>> START

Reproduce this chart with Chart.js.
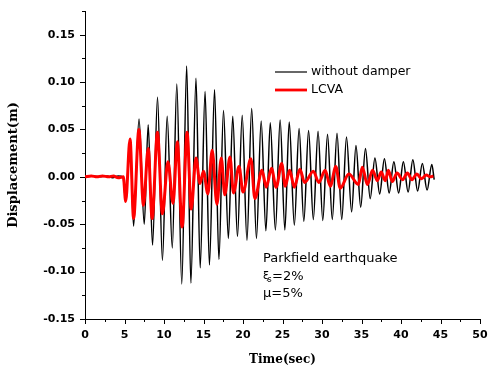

>> END
>> START

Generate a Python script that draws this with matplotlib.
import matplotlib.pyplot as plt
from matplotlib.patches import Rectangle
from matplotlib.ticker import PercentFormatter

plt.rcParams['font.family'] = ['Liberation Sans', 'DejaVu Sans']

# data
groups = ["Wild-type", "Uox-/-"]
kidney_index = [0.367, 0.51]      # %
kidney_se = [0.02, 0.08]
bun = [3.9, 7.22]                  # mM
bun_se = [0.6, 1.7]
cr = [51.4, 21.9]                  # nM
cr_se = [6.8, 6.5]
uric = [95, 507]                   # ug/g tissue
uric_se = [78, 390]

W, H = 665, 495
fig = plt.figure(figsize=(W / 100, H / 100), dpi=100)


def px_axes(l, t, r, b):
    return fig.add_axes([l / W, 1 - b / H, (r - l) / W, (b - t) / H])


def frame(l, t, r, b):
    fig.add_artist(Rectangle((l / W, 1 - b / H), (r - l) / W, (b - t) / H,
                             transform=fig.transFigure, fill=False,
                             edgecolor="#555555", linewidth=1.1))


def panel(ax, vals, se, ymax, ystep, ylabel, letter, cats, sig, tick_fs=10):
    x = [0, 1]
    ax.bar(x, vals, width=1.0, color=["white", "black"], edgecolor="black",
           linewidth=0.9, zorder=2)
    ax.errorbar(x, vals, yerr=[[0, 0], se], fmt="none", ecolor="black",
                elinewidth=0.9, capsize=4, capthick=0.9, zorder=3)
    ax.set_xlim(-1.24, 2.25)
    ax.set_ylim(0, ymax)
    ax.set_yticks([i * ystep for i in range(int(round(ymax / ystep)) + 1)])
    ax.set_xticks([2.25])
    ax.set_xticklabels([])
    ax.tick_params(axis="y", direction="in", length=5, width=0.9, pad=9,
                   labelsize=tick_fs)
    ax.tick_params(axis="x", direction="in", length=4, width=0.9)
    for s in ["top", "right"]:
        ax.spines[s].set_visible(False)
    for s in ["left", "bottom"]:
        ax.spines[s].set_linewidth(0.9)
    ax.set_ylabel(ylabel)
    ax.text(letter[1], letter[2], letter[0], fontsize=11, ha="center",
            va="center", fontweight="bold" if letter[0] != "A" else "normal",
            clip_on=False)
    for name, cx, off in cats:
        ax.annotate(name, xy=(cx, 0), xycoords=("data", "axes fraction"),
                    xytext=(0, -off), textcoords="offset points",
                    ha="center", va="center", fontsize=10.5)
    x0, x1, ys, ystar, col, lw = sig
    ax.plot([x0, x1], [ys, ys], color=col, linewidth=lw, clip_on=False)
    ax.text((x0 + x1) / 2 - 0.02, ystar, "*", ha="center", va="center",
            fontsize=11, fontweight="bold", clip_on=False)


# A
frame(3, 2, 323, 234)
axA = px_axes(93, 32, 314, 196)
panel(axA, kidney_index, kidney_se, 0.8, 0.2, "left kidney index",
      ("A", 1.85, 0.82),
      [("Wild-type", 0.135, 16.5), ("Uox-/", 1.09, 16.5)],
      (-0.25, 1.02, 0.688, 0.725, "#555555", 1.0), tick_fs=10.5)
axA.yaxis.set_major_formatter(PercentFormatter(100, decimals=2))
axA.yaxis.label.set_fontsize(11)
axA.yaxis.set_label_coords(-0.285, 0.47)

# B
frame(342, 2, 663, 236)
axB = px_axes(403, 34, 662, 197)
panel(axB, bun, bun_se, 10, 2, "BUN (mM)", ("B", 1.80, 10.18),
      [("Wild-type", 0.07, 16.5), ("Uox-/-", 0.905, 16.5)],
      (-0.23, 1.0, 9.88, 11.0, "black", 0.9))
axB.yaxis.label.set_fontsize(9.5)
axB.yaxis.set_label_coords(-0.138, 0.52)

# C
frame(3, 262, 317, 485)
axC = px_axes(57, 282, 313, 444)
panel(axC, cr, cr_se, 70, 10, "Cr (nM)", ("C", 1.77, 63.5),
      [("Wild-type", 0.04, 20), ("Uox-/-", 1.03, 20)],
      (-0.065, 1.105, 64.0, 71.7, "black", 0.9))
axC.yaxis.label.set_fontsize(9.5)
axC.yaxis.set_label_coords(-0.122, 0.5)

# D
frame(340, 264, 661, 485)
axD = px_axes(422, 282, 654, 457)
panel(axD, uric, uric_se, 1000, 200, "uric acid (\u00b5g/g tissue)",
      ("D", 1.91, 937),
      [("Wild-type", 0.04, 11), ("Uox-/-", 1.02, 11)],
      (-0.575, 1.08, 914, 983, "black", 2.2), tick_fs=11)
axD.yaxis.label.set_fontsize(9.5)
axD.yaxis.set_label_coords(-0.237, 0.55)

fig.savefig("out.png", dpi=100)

>> END
>> START

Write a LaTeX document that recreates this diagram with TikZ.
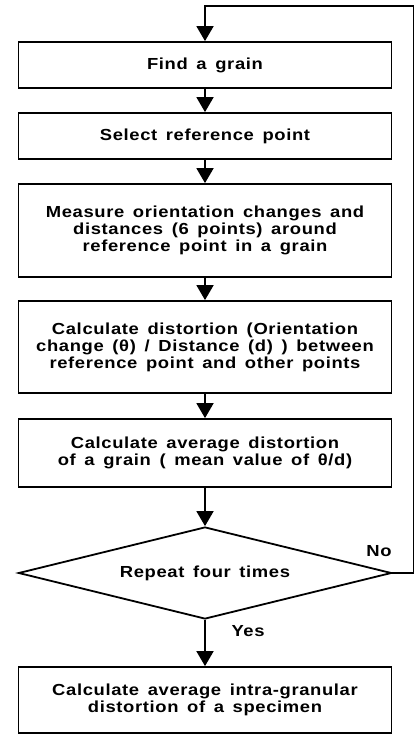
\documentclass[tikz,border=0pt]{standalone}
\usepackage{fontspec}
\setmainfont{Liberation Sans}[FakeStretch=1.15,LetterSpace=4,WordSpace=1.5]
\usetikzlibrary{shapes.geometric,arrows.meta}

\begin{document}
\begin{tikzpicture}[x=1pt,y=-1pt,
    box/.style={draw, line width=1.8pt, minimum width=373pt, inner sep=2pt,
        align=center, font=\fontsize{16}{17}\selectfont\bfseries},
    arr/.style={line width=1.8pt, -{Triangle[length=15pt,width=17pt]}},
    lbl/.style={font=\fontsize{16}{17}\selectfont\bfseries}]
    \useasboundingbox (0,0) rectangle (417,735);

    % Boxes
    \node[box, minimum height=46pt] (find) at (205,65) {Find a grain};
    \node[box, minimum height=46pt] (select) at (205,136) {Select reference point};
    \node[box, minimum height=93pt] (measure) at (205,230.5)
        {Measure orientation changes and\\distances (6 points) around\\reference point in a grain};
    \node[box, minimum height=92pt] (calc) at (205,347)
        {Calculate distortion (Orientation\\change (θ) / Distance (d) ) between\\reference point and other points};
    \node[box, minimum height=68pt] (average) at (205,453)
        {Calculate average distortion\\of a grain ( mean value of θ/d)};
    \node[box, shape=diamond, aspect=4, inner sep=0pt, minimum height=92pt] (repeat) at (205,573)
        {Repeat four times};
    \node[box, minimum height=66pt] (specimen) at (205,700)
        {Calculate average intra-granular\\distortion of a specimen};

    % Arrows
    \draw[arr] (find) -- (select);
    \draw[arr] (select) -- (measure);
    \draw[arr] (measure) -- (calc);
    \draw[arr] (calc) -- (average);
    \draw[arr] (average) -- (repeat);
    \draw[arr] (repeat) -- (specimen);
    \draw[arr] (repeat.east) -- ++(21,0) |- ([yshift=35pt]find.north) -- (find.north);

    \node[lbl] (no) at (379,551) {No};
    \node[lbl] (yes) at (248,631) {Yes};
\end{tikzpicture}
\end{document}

>> END

EXERCISE DESCRIPTION
Your task is to give again the lines from the one containing "Generate a Python" to the one containing "plt.rcParams['font.family'] = ['Liberation", both lines included, exactly and without anything added.

RESPONSE TO THE TASK
Generate a Python script that draws this with matplotlib.
import matplotlib.pyplot as plt
from matplotlib.patches import Rectangle
from matplotlib.ticker import PercentFormatter

plt.rcParams['font.family'] = ['Liberation Sans', 'DejaVu Sans']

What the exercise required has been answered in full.